Ecuador (i/ˈɛkwədɔr/ E-kwə-dawr), officially the Republic of Ecuador (Spanish: República del Ecuador, which literally translates as "Republic of the Equator") is a representative democratic republic in South America, bordered by Colombia on the north, Peru on the east and south, and by the Pacific Ocean to the west. It is one of only two countries in South America, along with Chile, that do not have a border with Brazil. The country also includes the Galápagos Islands in the Pacific, about 1,000 kilometres (620 mi) west of the mainland.
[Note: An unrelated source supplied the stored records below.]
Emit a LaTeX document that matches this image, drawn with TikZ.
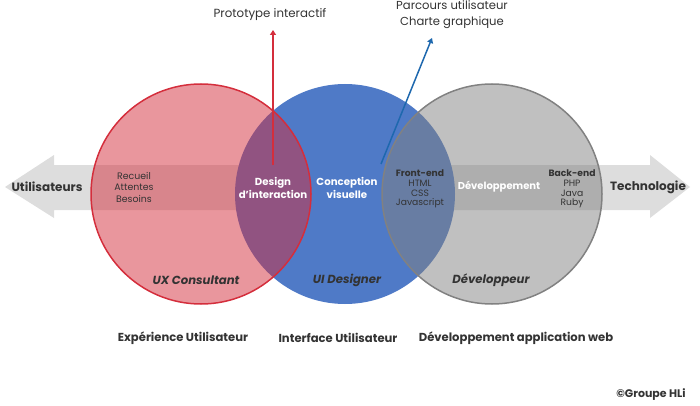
\documentclass[tikz,border=0pt]{standalone}
\usepackage{fontspec}
\setmainfont{Poppins}
\usetikzlibrary{arrows.meta}
\definecolor{uxred}{RGB}{212,46,60}
\definecolor{uiblue}{RGB}{79,122,199}
\definecolor{devgray}{RGB}{129,129,129}
\definecolor{bandgray}{RGB}{221,221,221}
\definecolor{txtgray}{RGB}{51,51,51}
\definecolor{arrowblue}{RGB}{30,104,174}
\tikzset{circ/.style = {shape = circle, minimum size = 220pt, inner sep = 0pt}}
\tikzset{lbl/.style = {text = txtgray, align = center, font = \fontsize{9.4}{11.5}\selectfont}}
\tikzset{wlbl/.style = {text = white, align = center, font = \bfseries\fontsize{10.2}{13}\selectfont}}
\tikzset{tech/.style = {text = txtgray, align = center, font = \fontsize{9.2}{9.8}\selectfont}}
\tikzset{role/.style = {text = txtgray, font = \bfseries\itshape\fontsize{11.7}{13}\selectfont}}
\tikzset{area/.style = {text = txtgray, font = \bfseries\fontsize{11.6}{13}\selectfont}}
\tikzset{edge/.style = {-{Triangle[length=5pt,width=6pt]}, line width = 1.5pt}}

\begin{document}
\begin{tikzpicture}[x=1pt, y=-1pt]
			\useasboundingbox (0,0) rectangle (700,406);

			\fill[bandgray] (5,187) -- (54,155) -- (54,165) -- (650,165) -- (650,155)
				-- (690,187) -- (650,218) -- (650,210) -- (54,210) -- (54,218) -- cycle;

			\node[circ, fill = uiblue] (ui) at (345,194) {};
			\node[circ, fill = uxred, fill opacity = 0.5, draw = uxred, line width = 1.5pt] (ux) at (201,194) {};
			\node[circ, fill = devgray, fill opacity = 0.5, draw = devgray, line width = 1.5pt] (dev) at (492,194) {};

			\node[text = txtgray, font = \bfseries\fontsize{12}{14}\selectfont] (users) at (47,187) {Utilisateurs};
			\node[text = txtgray, font = \bfseries\fontsize{12}{14}\selectfont] (techno) at (648,187) {Technologie};

			\node[lbl] (needs) at (134,187) {Recueil\\Attentes\\Besoins};
			\node[wlbl] (interact) at (273,188) {Design\\d'interaction};
			\node[wlbl] (visual) at (347,188) {Conception\\visuelle};
			\node[tech] (front) at (420,189) {\textbf{Front-end}\\HTML\\CSS\\Javascript};
			\node[wlbl, font = \bfseries\fontsize{10}{12}\selectfont] (devlabel) at (499,187) {Développement};
			\node[tech] (back) at (572,189) {\textbf{Back-end}\\PHP\\Java\\Ruby};

			\node[role] (uxrole) at (196,280) {UX Consultant};
			\node[role] (uirole) at (347,280) {UI Designer};
			\node[role] (devrole) at (491,280) {Développeur};

			\node[area] (uxarea) at (183,338) {Expérience Utilisateur};
			\node[area] (uiarea) at (338,338) {Interface Utilisateur};
			\node[area] (devarea) at (516,338) {Développement application web};

			\node[text = txtgray, font = \fontsize{11.8}{14}\selectfont] (proto) at (270,15) {Prototype interactif};
			\node[text = txtgray, align = center, font = \fontsize{11.6}{16}\selectfont] (journey) at (452,15) {Parcours utilisateur\\Charte graphique};
			\node[text = txtgray, font = \bfseries\fontsize{11}{13}\selectfont] (copy) at (651,395) {©Groupe HLi};

			\coordinate (protofoot) at (273,165);
			\coordinate (prototip) at (273,30);
			\coordinate (journeyfoot) at (381,164);
			\coordinate (journeytip) at (432,38);

			\draw[edge, uxred] (protofoot) to (prototip);
			\draw[edge, arrowblue] (journeyfoot) to (journeytip);
		\end{tikzpicture}
\end{document}
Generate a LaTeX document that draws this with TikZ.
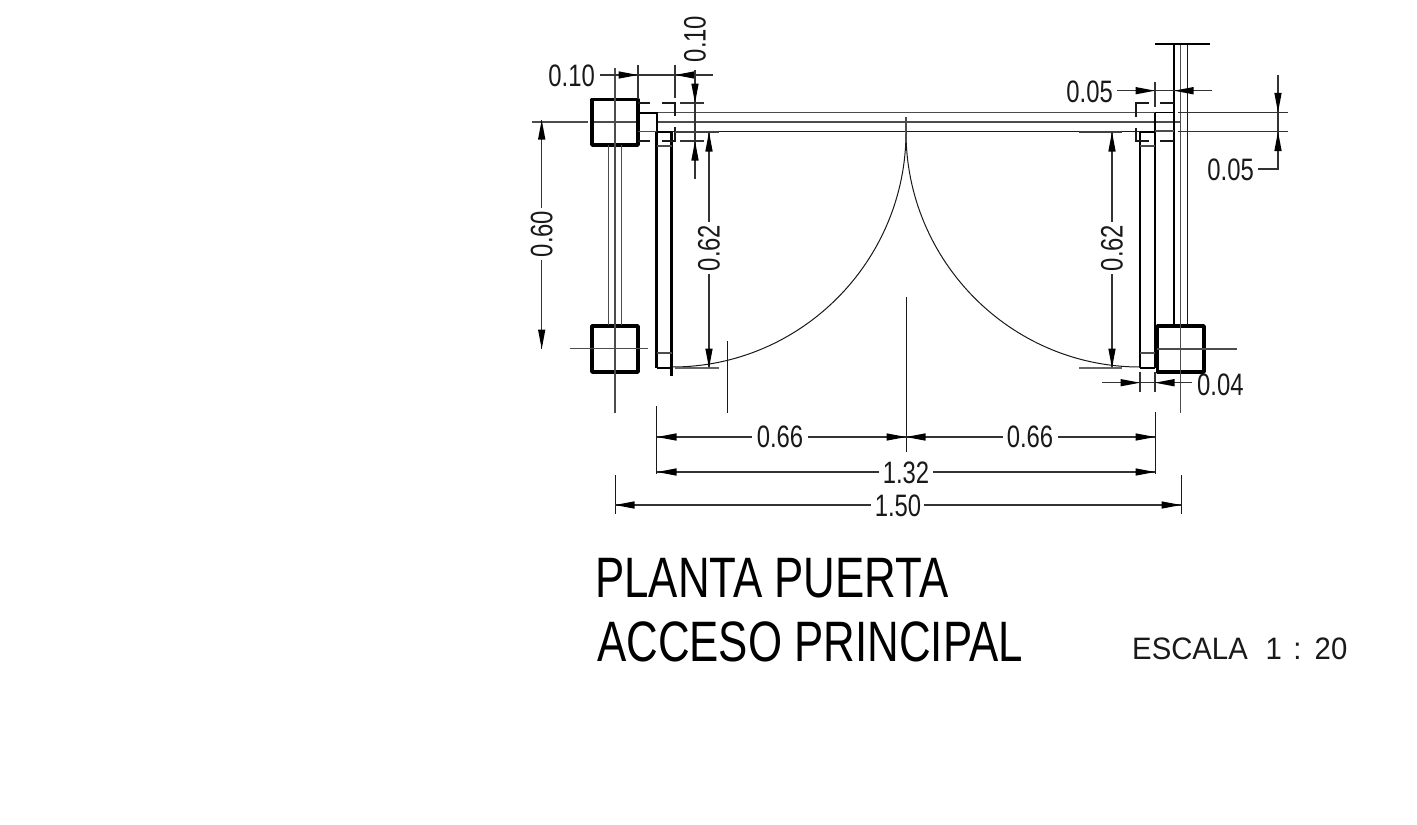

The main spoken language in Ecuador is Spanish (94% of the population). Languages of official use in native communities include Quichua, Shuar, and 11 other languages. Ecuador has an area of 275,830 km2 (106,500 sq mi). Its capital city is Quito, which was declared a World Heritage Site by UNESCO in the 1970s for having the best preserved and least altered historic center in Latin America. The country's largest city is Guayaquil. With its international port and tuna fishing industry, Manta is the third most important city in the country economically. The historic center of Cuenca, the third largest city in the country, was also declared a World Heritage Site in 1999, for being an outstanding example of a planned inland Spanish style colonial city in the Americas. Ecuador is also home to a great variety of species, many of them endemic, like those of the Galápagos islands. This species diversity makes Ecuador one of the 17 megadiverse countries in the world. The new constitution of 2008 is the first in the world to recognize legally enforceable Rights of Nature, or ecosystem rights.
Ecuador is a presidential republic and became independent in 1830, after having been part of the Spanish colonial empire, and for a much shorter time of the republic of Gran Colombia. It is a medium-income country with an HDI score of 0.720 (2011).